Pour éviter une nouvelle malédiction des minéraux critiques, un nouveau modèle de gouvernance internationale est nécessaire. Ce modèle doit aborder les interdépendances liées à la paix et à la stabilité, à la santé mondiale, et aux enjeux environnementaux et climatiques. Des transferts de technologie efficaces des économies avancées vers les économies en développement sont essentiels pour lutter contre le changement climatique et atteindre les objectifs climatiques. De plus, l’accès aux marchés internationaux de capitaux doit être promu par des moyens transparents tels que les obligations vertes. La gouvernance nationale dans les pays en développement doit garantir que les investissements directs étrangers profitent aux communautés locales, protègent l’environnement et créent des emplois.
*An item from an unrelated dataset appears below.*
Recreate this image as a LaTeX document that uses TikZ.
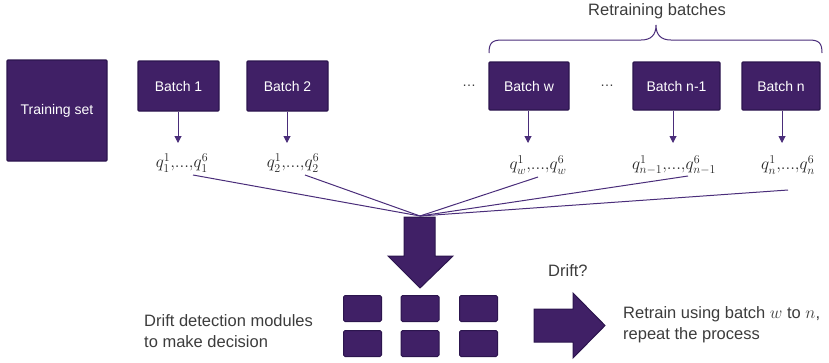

En conclusion, l’implication de l’Algérie dans le marché des minéraux critiques présente à la fois des opportunités et des risques importants. Le contrôle militaire sur le secteur minier doit être abordé pour s’assurer que l’exploitation de ces ressources profite au pays et à ses citoyens tout en atténuant les conséquences environnementales et sociales. Rien de bon ne sortira de cette situation si des personnes dûment élues ne contrôlent pas l’ensemble du processus pour s’assurer qu’il profitera au peuple et non à la caste militaire. Pour cela, le pouvoir civil doit être renforcé par rapport au pouvoir militaire.